Economics Monopolistic Competition Questions Medium
Monopolistic competition refers to a market structure where there are many firms operating in the industry, each offering differentiated products that are similar but not identical. In the context of the software industry, monopolistic competition can be observed.
In the software industry, there are numerous firms that develop and sell software products, such as operating systems, productivity tools, and entertainment applications. Each firm aims to differentiate its products from competitors by offering unique features, user interfaces, or specialized functionalities. This differentiation creates a sense of product diversity and allows firms to have some degree of control over pricing and market share.

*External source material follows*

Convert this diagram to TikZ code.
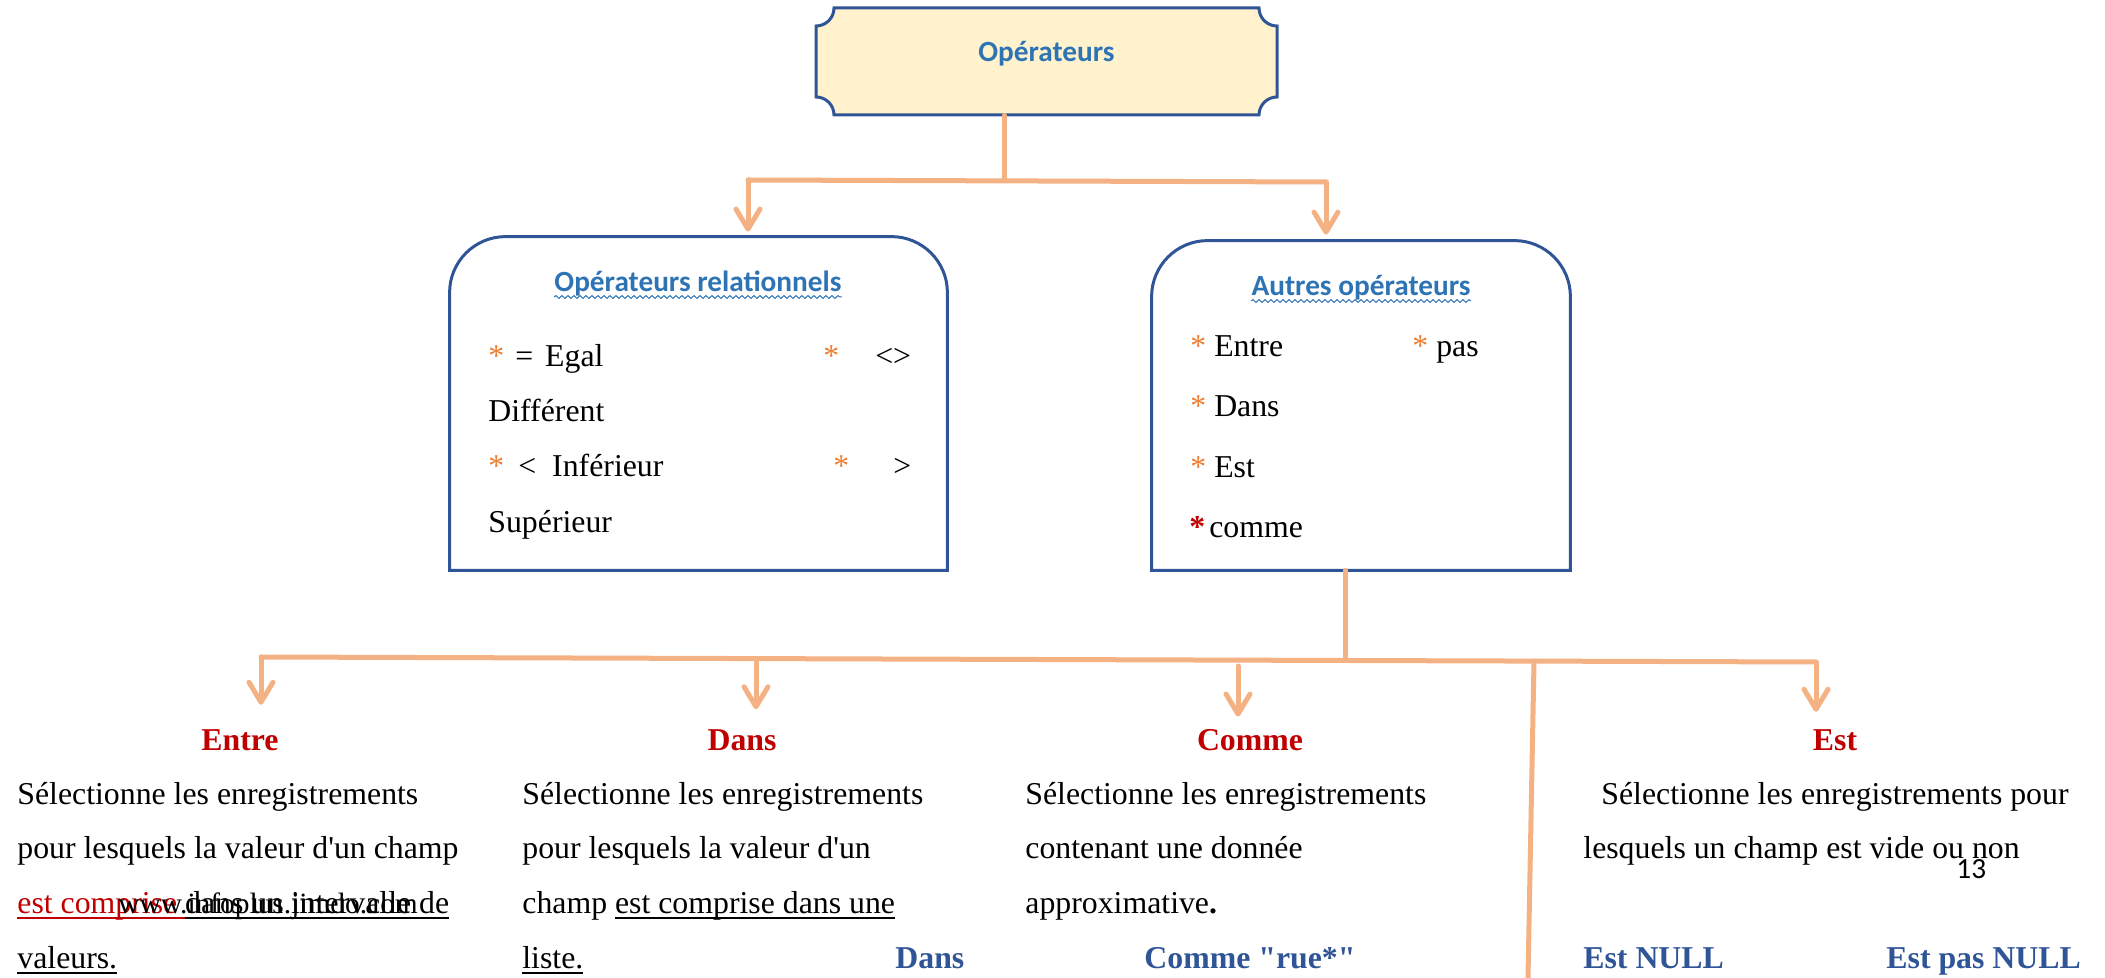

Due to the availability of substitutes and the presence of multiple firms, no single software company has complete control over the market. However, each firm enjoys a certain level of market power, as consumers may have preferences for specific software brands or products. This market power allows firms to have some influence over pricing decisions and to engage in non-price competition, such as advertising and product innovation, to attract customers.
In the software industry, monopolistic competition also leads to a dynamic environment with constant product development and innovation. Firms invest in research and development to create new software products or improve existing ones, aiming to gain a competitive edge and capture a larger market share. This continuous innovation benefits consumers by providing them with a wide range of software options to choose from.
However, monopolistic competition in the software industry also has some drawbacks. The costs associated with product differentiation, such as research and development expenses, marketing, and advertising, can be significant. These costs may be passed on to consumers in the form of higher prices. Additionally, the presence of multiple firms can lead to inefficiencies, as each firm may duplicate efforts in developing similar software products.
In conclusion, monopolistic competition in the software industry refers to a market structure where numerous firms offer differentiated software products. This competition allows firms to have some control over pricing and market share, while also driving innovation and product development. However, it can also result in higher costs for consumers and inefficiencies in the industry.